The user specifies the files and directories they want to back up when invoking the “restic backup” command. Restic recursively scans the specified paths to identify the files and directories to include in the backup.
Restic breaks the data into variable-sized chunks using a rolling hash function. This process identifies patterns in the data and creates variable-sized chunks, allowing Restic to efficiently handle changes within files.
Restic uses a content-defined chunking algorithm, meaning that identical chunks of data will result in the same unique identifier (chunk ID). This is important for deduplication, as identical chunks are stored only once in the repository.
Each data chunk is hashed using a strong cryptographic hash function, such as SHA-256. The resulting hash serves as the unique identifier for that specific chunk.
Restic checks the repository to see if each chunk already exists. If a chunk with the same hash is found in the repository, it is not re-uploaded. This deduplication mechanism helps save storage space by avoiding redundant storage of identical chunks.
Before storing chunks in the repository, Restic may apply optional compression to reduce the size of the data. This helps optimize storage space and can improve transfer speed, especially when using remote storage backends.
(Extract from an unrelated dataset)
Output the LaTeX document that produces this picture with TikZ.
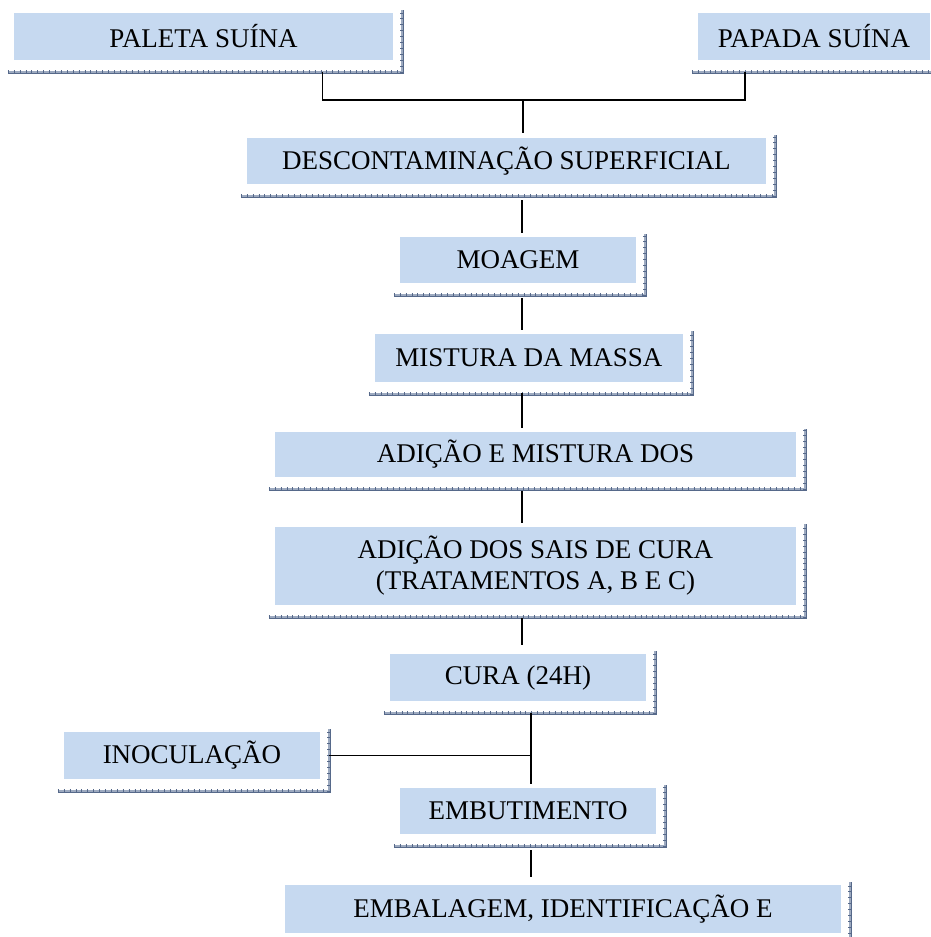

Each chunk, along with its metadata, is encrypted using strong encryption algorithms (AES-256 in GCM mode for data encryption and Poly1305 for integrity checks). Restic uses a master key derived from a user-supplied password or key file to perform the encryption.
Restic generates metadata for each file and directory being backed up. This metadata includes information such as file permissions, ownership, modification times, and other relevant attributes.
The encrypted and compressed data chunks, along with metadata, are stored in the repository. The repository is organized into a tree structure, with each node representing a snapshot and referencing the unique chunk IDs required for that snapshot.
Once all the data is stored in the repository, Restic creates a snapshot. The snapshot includes metadata for the entire backup, providing a point-in-time view of the data. Snapshots facilitate easy and efficient restoration of data to a specific state.
Steps 2 and 3 are the same, Step 7 is wrong about the encryption details. Step 9: the tree structure stored in a repository (the repository itself only contains two levels of folders!) does not store snapshots.
The high level ideas roughly match restic’s behavior, but are slightly inaccurate. For example, the backup steps overlap in reality: the file selection happens during the backup, not before it, same as the metadata collection and data upload.
So a more accurate description would be that the backup recursively scans the specified path. Once encountering a new/change file, then the file is chunked and deduplicated. The new chunks are compressed and encrypted and afterwards combined into a pack file that is uploaded once it reaches a certain size. Once a folder has been fully compressed, then the metadata gets written to the repository (if it already exists then it also gets deduplicated). Once all folders have been fully processed, then the snapshot is created. The snapshot file only contains a pointer to the root folder and not the whole metadata of the backup.
Does this mean that if I have a huge folder with lots of large files, and the backup keeps getting interrupted, restic will always start processing and uploading that folder from beginning, irrespective of how much has been uploaded previously in an interrupted session?